What the task asks: Begin at the first line of the data and copy each line through the one containing "const brownValues = [0.044, null, null, null];", that line included, with no pictures.

Supplied data:
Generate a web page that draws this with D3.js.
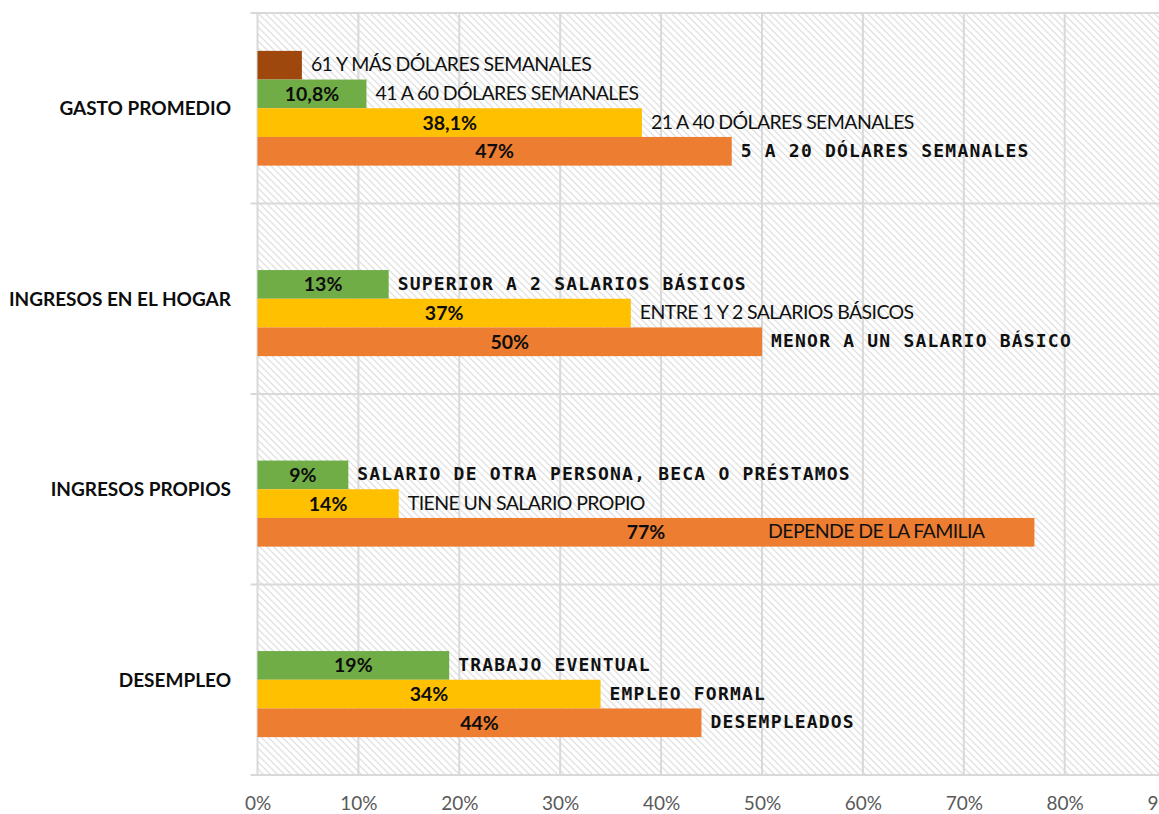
<!DOCTYPE html>
<html>
<head>
<meta charset="utf-8">
<script src="https://cdn.jsdelivr.net/npm/d3@7"></script>
<style>
  body { margin: 0; background: #fff; }
  svg { display: block; }
</style>
</head>
<body>
<div id="chart"></div>
<script>
// categories, top to bottom
const categories = ["GASTO PROMEDIO", "INGRESOS EN EL HOGAR", "INGRESOS PROPIOS", "DESEMPLEO"];

// series (bottom slot first, like excel clustered bars)
const orangeValues = [0.47, 0.50, 0.77, 0.44];
const yellowValues = [0.381, 0.37, 0.14, 0.34];
const greenValues = [0.108, 0.13, 0.09, 0.19];
const brownValues = [0.044, null, null, null];

const orangeLabels = ["47%", "50%", "77%", "44%"];
const yellowLabels = ["38,1%", "37%", "14%", "34%"];
const greenLabels = ["10,8%", "13%", "9%", "19%"];
const brownLabels = ["", "", "", ""];

const orangeTexts = ["5 A 20 DÓLARES SEMANALES", "MENOR A UN SALARIO BÁSICO", "DEPENDE DE LA FAMILIA", "DESEMPLEADOS"];
const yellowTexts = ["21 A 40 DÓLARES SEMANALES", "ENTRE 1 Y 2 SALARIOS BÁSICOS", "TIENE UN SALARIO PROPIO", "EMPLEO FORMAL"];
const greenTexts = ["41 A 60 DÓLARES SEMANALES", "SUPERIOR A 2 SALARIOS BÁSICOS", "SALARIO DE OTRA PERSONA, BECA O PRÉSTAMOS", "TRABAJO  EVENTUAL"];
const brownTexts = ["61 Y MÁS DÓLARES SEMANALES", null, null, null];

// which text boxes use the monospace look
const orangeMono = [true, true, false, true];
const yellowMono = [false, false, false, true];
const greenMono = [false, true, true, true];
const brownMono = [false, false, false, false];

const xTicks = [0, 0.1, 0.2, 0.3, 0.4, 0.5, 0.6, 0.7, 0.8, 0.9];

const series = [
    {key: "brown", color: "#9E480E", values: brownValues, labels: brownLabels, texts: brownTexts, mono: brownMono},
    {key: "green", color: "#70AD47", values: greenValues, labels: greenLabels, texts: greenTexts, mono: greenMono},
    {key: "yellow", color: "#FFC000", values: yellowValues, labels: yellowLabels, texts: yellowTexts, mono: yellowMono},
    {key: "orange", color: "#ED7D31", values: orangeValues, labels: orangeLabels, texts: orangeTexts, mono: orangeMono},
];

const width = 1159;
const height = 814;
const margin = {top: 13, left: 257.5, bottom: 39};

const svg = d3.select("#chart").append("svg")
    .attr("width", width)
    .attr("height", height);

const defs = svg.append("defs");
const pat = defs.append("pattern")
    .attr("id", "hatch")
    .attr("patternUnits", "userSpaceOnUse")
    .attr("width", 7)
    .attr("height", 7);
pat.append("rect").attr("width", 7).attr("height", 7).attr("fill", "#fff");
pat.append("path")
    .attr("d", "M-1,-1 L8,8 M-1,6 L1,8 M6,-1 L8,1")
    .attr("stroke", "#e1e1e1")
    .attr("stroke-width", 1.3);

const x = d3.scaleLinear()
    .domain([0, 0.9])
    .range([margin.left, margin.left + 908.1]);

const y = d3.scaleBand()
    .domain(categories)
    .range([margin.top, height - margin.bottom]);

const inner = d3.scaleBand()
    .domain(series.map(s => s.key))
    .range([0, y.bandwidth()])
    .paddingInner(0)
    .paddingOuter(1.32);

const plotBottom = height - margin.bottom;

// background
svg.append("rect")
    .attr("x", margin.left)
    .attr("y", margin.top)
    .attr("width", width - margin.left)
    .attr("height", plotBottom - margin.top)
    .attr("fill", "url(#hatch)");

// vertical gridlines
svg.append("g")
    .selectAll("line")
    .data(xTicks)
    .enter()
    .append("line")
    .attr("x1", d => x(d))
    .attr("x2", d => x(d))
    .attr("y1", margin.top)
    .attr("y2", plotBottom)
    .attr("stroke", "#d9d9d9")
    .attr("stroke-width", 2);

// band separators (category axis ticks)
const bounds = categories.map(c => y(c)).concat([plotBottom]);
svg.append("g")
    .selectAll("line")
    .data(bounds)
    .enter()
    .append("line")
    .attr("x1", margin.left - 7)
    .attr("x2", width)
    .attr("y1", d => d)
    .attr("y2", d => d)
    .attr("stroke", "#d9d9d9")
    .attr("stroke-width", 2);

// x axis labels
const xAxis = svg.append("g")
    .attr("transform", `translate(0, ${plotBottom})`)
    .call(d3.axisBottom(x).tickValues(xTicks).tickSize(0).tickFormat(d3.format(".0%")));
xAxis.select(".domain").remove();
xAxis.selectAll("text")
    .attr("y", 22)
    .style("font-family", "Lato, 'Open Sans', sans-serif")
    .style("font-size", "19px")
    .attr("fill", "#595959");

// category labels
svg.append("g")
    .selectAll("text")
    .data(categories)
    .enter()
    .append("text")
    .attr("x", 231)
    .attr("y", d => y(d) + y.bandwidth() / 2)
    .attr("dy", "0.36em")
    .attr("text-anchor", "end")
    .style("font-family", "Lato, 'Open Sans', sans-serif")
    .style("font-weight", "bold")
    .style("font-size", "19px")
    .attr("fill", "#0d0d0d")
    .text(d => d);

const rows = [];
series.forEach(s => {
    categories.forEach((c, i) => {
        if (s.values[i] == null) return;
        rows.push({cat: c, key: s.key, color: s.color, value: s.values[i], label: s.labels[i], text: s.texts[i], mono: s.mono[i]});
    });
});

svg.append("g")
    .selectAll("rect")
    .data(rows)
    .enter()
    .append("rect")
    .attr("x", x(0))
    .attr("y", d => y(d.cat) + inner(d.key))
    .attr("width", d => x(d.value) - x(0))
    .attr("height", inner.bandwidth())
    .attr("fill", d => d.color);

// value labels, centred in the bar
svg.append("g")
    .selectAll("text")
    .data(rows.filter(d => d.label))
    .enter()
    .append("text")
    .attr("x", d => (x(0) + x(d.value)) / 2)
    .attr("y", d => y(d.cat) + inner(d.key) + inner.bandwidth() / 2)
    .attr("dy", "0.36em")
    .attr("text-anchor", "middle")
    .style("font-family", "Lato, 'Open Sans', sans-serif")
    .style("font-weight", "bold")
    .style("font-size", "19.5px")
    .attr("fill", "#0d0d0d")
    .text(d => d.label);

// text boxes after the bar end
const txt = svg.append("g")
    .selectAll("text")
    .data(rows.filter(d => d.text))
    .enter()
    .append("text")
    .attr("y", d => y(d.cat) + inner(d.key) + inner.bandwidth() / 2 - 1)
    .attr("dy", "0.36em")
    .attr("fill", "#111")
    .each(function(d) {
        const t = d3.select(this);
        if (d.mono) {
            t.style("font-family", "'DejaVu Sans Mono', monospace")
                .style("font-weight", "bold")
                .style("font-size", "18px")
                .style("letter-spacing", "1.2px");
        } else {
            t.style("font-family", "Lato, 'Open Sans', sans-serif")
                .style("font-size", "19.5px")
                .style("letter-spacing", "-0.6px");
        }
    })
    .text(d => d.text);

txt.each(function(d) {
    const t = d3.select(this);
    const w = this.getComputedTextLength();
    const end = x(d.value);
    if (end + 9 + w > width) {
        t.attr("x", end - 50).attr("text-anchor", "end");
    } else {
        t.attr("x", end + 9).attr("text-anchor", "start");
    }
});
</script>
</body>
</html>
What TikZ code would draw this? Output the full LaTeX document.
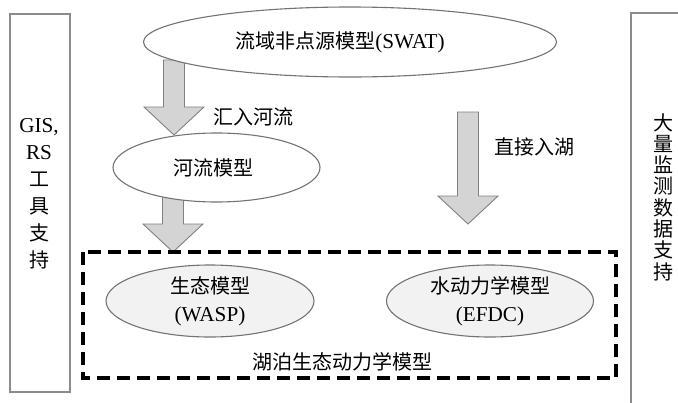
\documentclass[tikz,border=0pt]{standalone}
\usepackage{fontspec}
\setmainfont{Liberation Serif}[Scale=1.06]
\newfontfamily\cjk{Noto Sans CJK SC}
\usetikzlibrary{calc,shapes.geometric}
\newcommand\blockarrow[2]{%
  \draw[blk] let \p1=(#1), \p2=(#2) in
    (\x1-10.5pt,\y1) -- (\x1+10.5pt,\y1) -- (\x1+10.5pt,\y2+28pt) -- (\x1+30pt,\y2+28pt)
    -- (\x2,\y2) -- (\x1-30pt,\y2+28pt) -- (\x1-10.5pt,\y2+28pt) -- cycle;}
\begin{document}
\begin{tikzpicture}[x=1pt,y=-1pt,
  every node/.style={font=\fontsize{20}{24}\selectfont, inner sep=0pt},
  oval/.style={ellipse, draw=black!55, line width=1.1pt, fill=white},
  ovalfill/.style={oval, fill=black!5},
  sidebox/.style={draw=black!45, line width=1.2pt},
  blk/.style={fill=black!17, draw=black!50, line width=0.9pt},
  groupbox/.style={draw=black, line width=3.2pt, dash pattern=on 13pt off 7pt},
]
\useasboundingbox (0,0) rectangle (678,402);
\clip (0,0) rectangle (678,402);

% side boxes
\draw[sidebox] (10,14) rectangle (70,392);
\draw[sidebox] (631,13) rectangle (700,420);
\node[align=center, font=\fontsize{20}{27}\selectfont] (left) at (39,194)
  {GIS,\\RS\\{\cjk 工}\\{\cjk 具}\\{\cjk 支}\\{\cjk 持}};
\node[align=center, font=\cjk\fontsize{20}{21.3}\selectfont] (right) at (663,197)
  {大\\量\\监\\测\\数\\据\\支\\持};

% arrow anchor coordinates
\coordinate (a1s) at (174,60);
\coordinate (a1e) at (174,135);
\coordinate (a2s) at (173,196);
\coordinate (a2e) at (173,252);
\coordinate (a3s) at (468,112);
\coordinate (a3e) at (468,224);

\blockarrow{a1s}{a1e}
\blockarrow{a2s}{a2e}
\blockarrow{a3s}{a3e}

% ellipses
\node[oval, minimum width=413pt, minimum height=70pt] (swat) at (350,42)
  {{\cjk 流域非点源模型}(SWAT)\hspace*{20pt}};
\node[oval, minimum width=207pt, minimum height=69pt] (river) at (216.5,167.5)
  {\cjk 河流模型\hspace*{7pt}};

\node (lbl1) at (253.5,117) {\cjk 汇入河流};
\node (lbl2) at (534,147) {\cjk 直接入湖};

% lake group
\draw[groupbox] (83,252) rectangle (616,378);
\node[ovalfill, minimum width=208pt, minimum height=72pt, align=center,
      font=\fontsize{20}{28}\selectfont] (wasp) at (210,301)
  {{\cjk 生态模型}\\(WASP)};
\node[ovalfill, minimum width=207pt, minimum height=72pt, align=center,
      font=\fontsize{20}{28}\selectfont] (efdc) at (490,301)
  {{\cjk 水动力学模型}\\(EFDC)};
\node (lake) at (342,362) {\cjk 湖泊生态动力学模型};
\end{tikzpicture}
\end{document}
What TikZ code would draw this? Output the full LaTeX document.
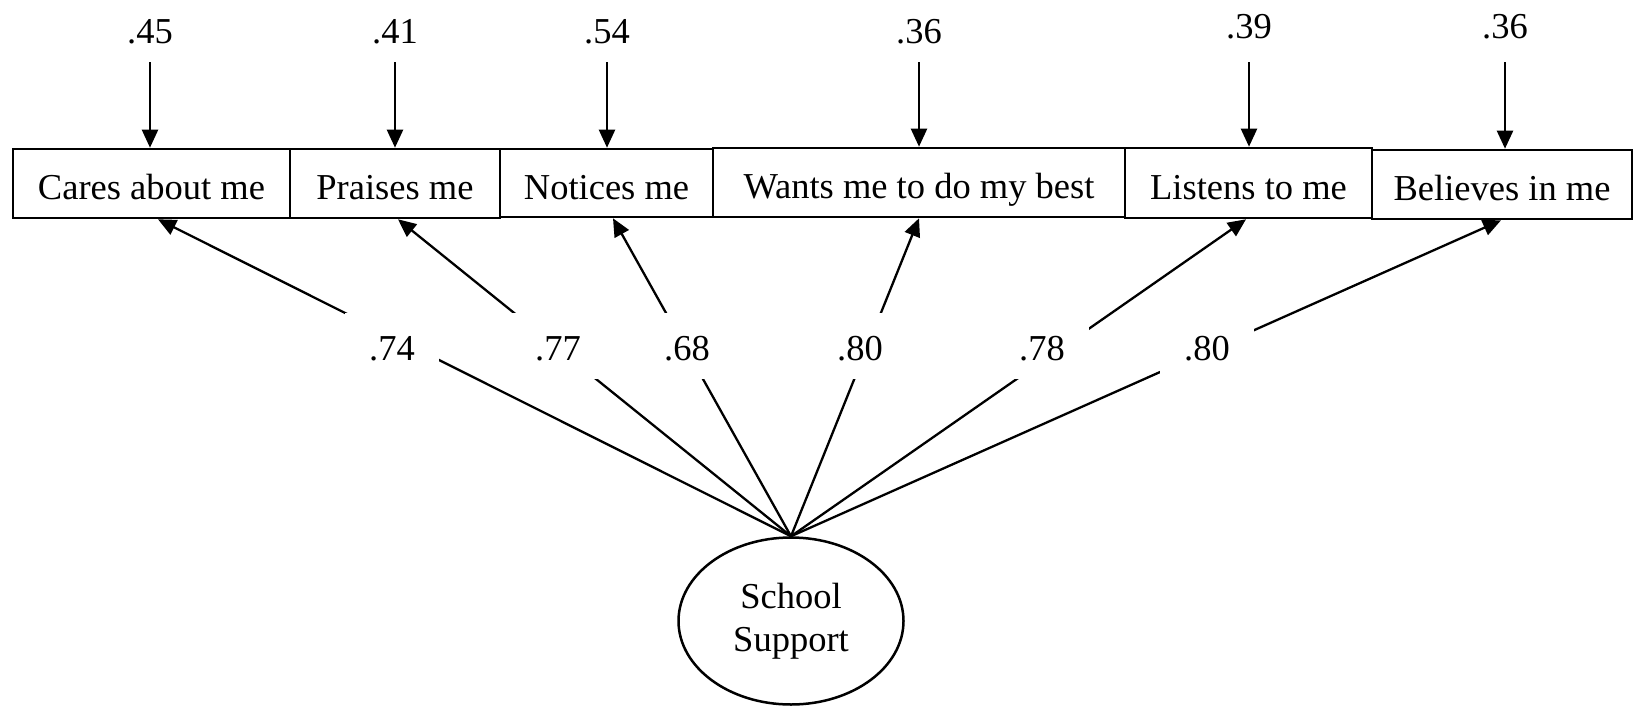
\documentclass[tikz,border=0pt]{standalone}
\usepackage{fontspec}
\setmainfont{Liberation Serif}
\usetikzlibrary{arrows.meta,shapes.geometric}

\begin{document}
\begin{tikzpicture}[x=1pt, y=-1pt,
  every node/.style={font=\fontsize{36.5}{43}\selectfont},
  item/.style={draw, line width=2.6pt, rectangle, inner sep=0pt,
    text height=32pt, text depth=0pt},
  errlabel/.style={anchor=base, inner sep=0pt},
  loading/.style={fill=white, inner sep=0pt, minimum width=94pt,
    minimum height=66pt, text height=28pt, text depth=0pt},
  arr/.style={line width=2.3pt, -{Triangle[length=18pt,width=16pt]}},
  factor/.style={draw, ellipse, line width=2.5pt, inner sep=0pt,
    minimum width=225pt, minimum height=167pt}
]
\useasboundingbox (0,0) rectangle (1633,707);

% observed indicators
\node[item, minimum width=277pt, minimum height=69pt] (c1) at (151.5,183.5) {Cares about me};
\node[item, minimum width=210pt, minimum height=69pt] (c2) at (395,183.5) {Praises me};
\node[item, minimum width=213pt, minimum height=68pt] (c3) at (606.5,183) {Notices me};
\node[item, minimum width=412pt, minimum height=69pt] (c4) at (919,182.5) {Wants me to do my best};
\node[item, minimum width=247pt, minimum height=70pt] (c5) at (1248.5,183) {Listens to me};
\node[item, minimum width=260pt, minimum height=69pt] (c6) at (1502,184.5) {Believes in me};

% error variances
\node[errlabel] (r1) at (150,43) {.45};
\node[errlabel] (r2) at (395,43) {.41};
\node[errlabel] (r3) at (607,43) {.54};
\node[errlabel] (r4) at (919,43) {.36};
\node[errlabel] (r5) at (1249,38) {.39};
\node[errlabel] (r6) at (1505,38) {.36};

\draw[arr] ([yshift=-19pt]r1.base) -- (r1.base |- c1.north);
\draw[arr] ([yshift=-19pt]r2.base) -- (r2.base |- c2.north);
\draw[arr] ([yshift=-19pt]r3.base) -- (r3.base |- c3.north);
\draw[arr] ([yshift=-19pt]r4.base) -- (r4.base |- c4.north);
\draw[arr] ([yshift=-24pt]r5.base) -- (r5.base |- c5.north);
\draw[arr] ([yshift=-24pt]r6.base) -- (r6.base |- c6.north);

% latent factor
\node[factor] (ss) at (791,621)
  {\raisebox{-4pt}{\begin{tabular}{@{}c@{}}School\\Support\end{tabular}}};

% factor loadings
\draw[arr] (ss.north) -- ([xshift=6.5pt]c1.south);
\draw[arr] (ss.north) -- ([xshift=3pt]c2.south);
\draw[arr] (ss.north) -- ([xshift=6.5pt]c3.south);
\draw[arr] (ss.north) -- (c4.south);
\draw[arr] (ss.north) -- ([xshift=-2.5pt]c5.south);
\draw[arr] (ss.north) -- ([xshift=-1pt]c6.south);

\node[loading] (g1) at (392,346) {.74};
\node[loading] (g2) at (558,346) {.77};
\node[loading] (g3) at (687,346) {.68};
\node[loading] (g4) at (860,346) {.80};
\node[loading] (g5) at (1042,346) {.78};
\node[loading] (g6) at (1207,346) {.80};
\end{tikzpicture}
\end{document}
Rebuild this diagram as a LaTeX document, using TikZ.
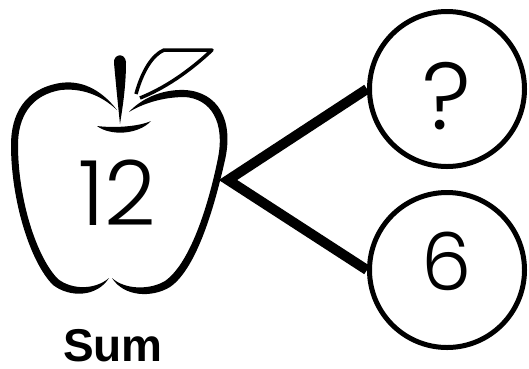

Written reply:
Generate a web page that draws this with D3.js.
<!DOCTYPE html>
<html>
<head>
<meta charset="utf-8">
<script src="https://cdn.jsdelivr.net/npm/d3@7"></script>
<style>
  body { margin: 0; background: #fff; }
  svg { display: block; }
</style>
</head>
<body>
<div id="chart"></div>
<script>
// categories, top to bottom
const categories = ["GASTO PROMEDIO", "INGRESOS EN EL HOGAR", "INGRESOS PROPIOS", "DESEMPLEO"];

// series (bottom slot first, like excel clustered bars)
const orangeValues = [0.47, 0.50, 0.77, 0.44];
const yellowValues = [0.381, 0.37, 0.14, 0.34];
const greenValues = [0.108, 0.13, 0.09, 0.19];
const brownValues = [0.044, null, null, null];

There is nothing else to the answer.